The NRA Seeks To Preserve The Gun Rights Of Stalkers And Abusive Partners

Screengrab / the Washington Post / Youtube

The NRA is fighting against the Violence Against Women Act because that it harms the gun rights of stalkers and abusers.

In the U.S., a person who was convicted of physically abusing a spouse, ex-spouse, partner, or co-parent doesn’t have the right to own a gun. However, someone convicted of assaulting a casual dating partner or stalking him or her can own guns, according to The Intelligencer. Democrats in Congress want to change that.

Women who are in abusive relationships are five times more likely to be killed by their partner if he or she owns a firearm. Approximately half of female homicide victims are killed by their partners and half of intimate partner homicides are carried out by casual dating partners.

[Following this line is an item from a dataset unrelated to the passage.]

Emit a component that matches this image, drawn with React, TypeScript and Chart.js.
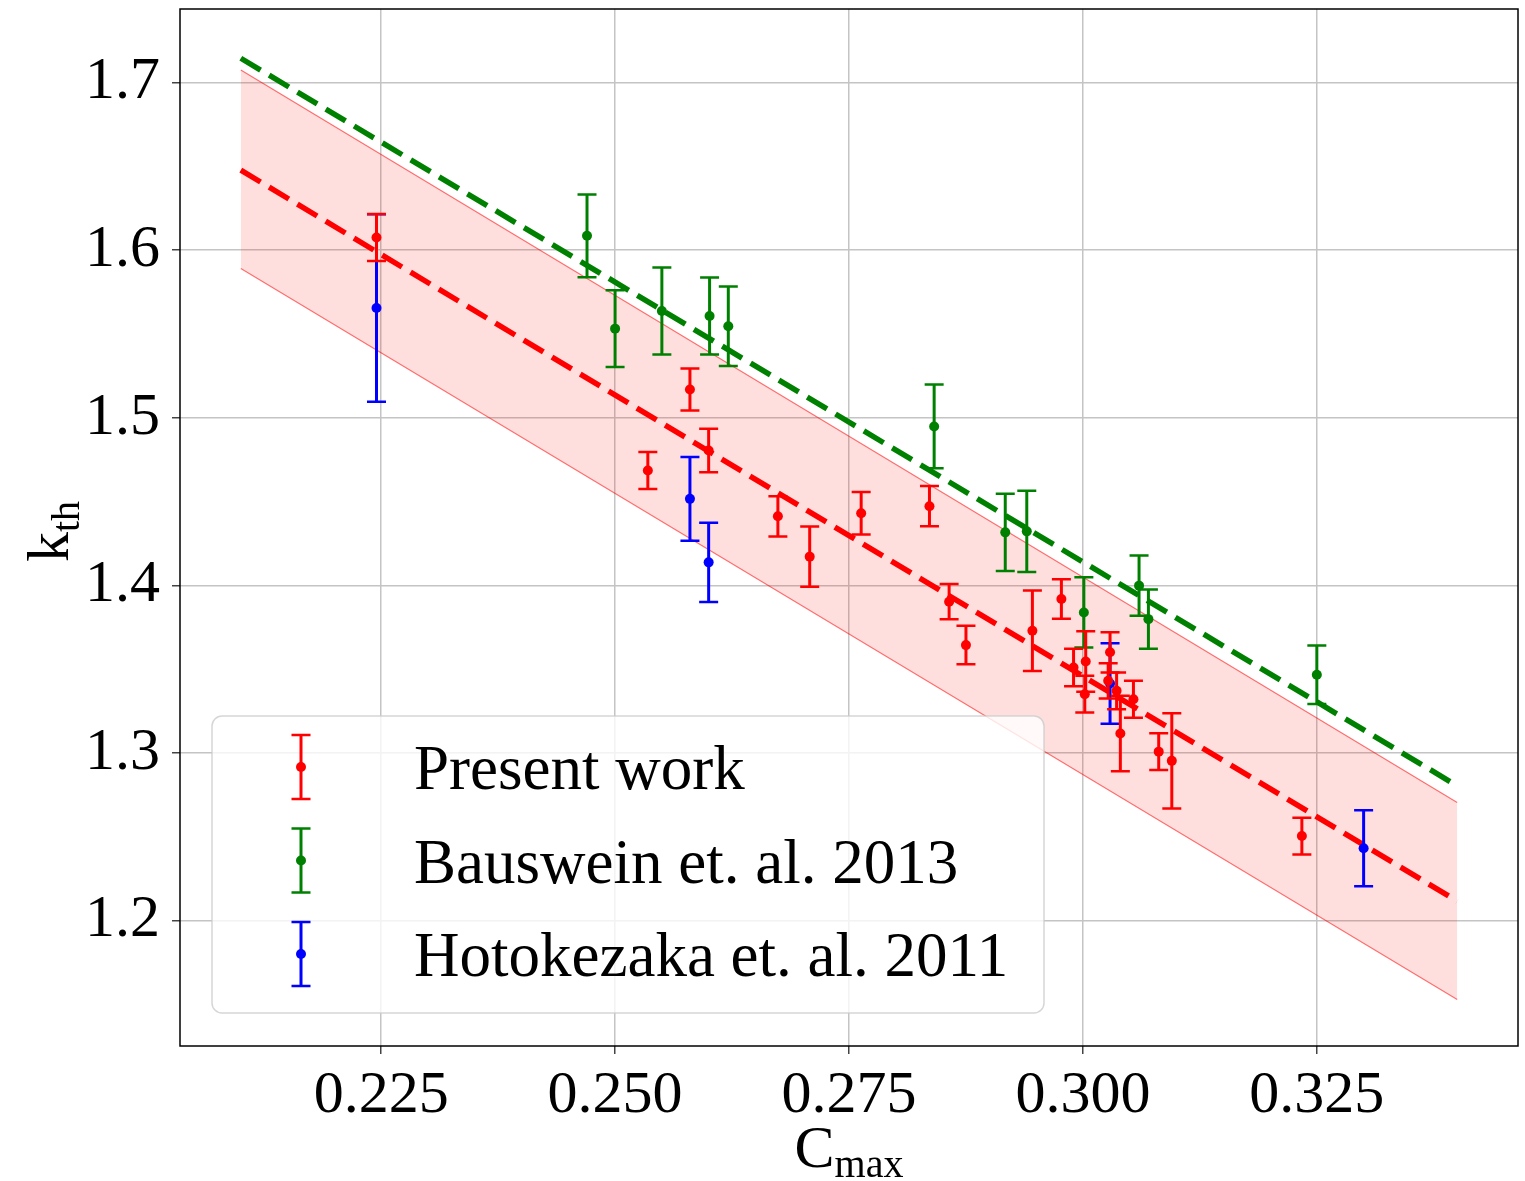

It makes little sense that federal law bars abusive husbands, but not abusive boyfriends, from owning guns.

Therefore, Nancy Pelosi wants to use the reauthorization of the Violence Against Women Act to close “the boyfriend loophole.” Yet, the NRA is fighting against this.

A spokeswoman for the NRA, Jennifer Baker, said that for “many of those ‘offenses’ — and I’m using air quotes here — the behavior that would qualify as a stalking offense is often not violent or threatening; it involves no personal contact whatsoever.” She says the new provision is “too broad and ripe for abuse.”

“Like if you were sending harassing messages to somebody on Facebook, to somebody you never met or somebody you dated five years ago,” she added. “How it’s written right now, you could be convicted for a misdemeanor stalking offense for a tweet that causes someone emotional distress and then you would be prohibited from owning a firearm.”

Baker’s claim is highly unlikely.

The Justice Department defines stalking as “a course of conduct directed at a specific person that involves repeated (two or more occasions) visual or physical proximity, nonconsensual communication, or verbal, written, or implied threats, or a combination thereof, that would cause a reasonable person fear.” Therefore, the likelihood of a stalking conviction based on one emotionally distressing tweet is incredibly low.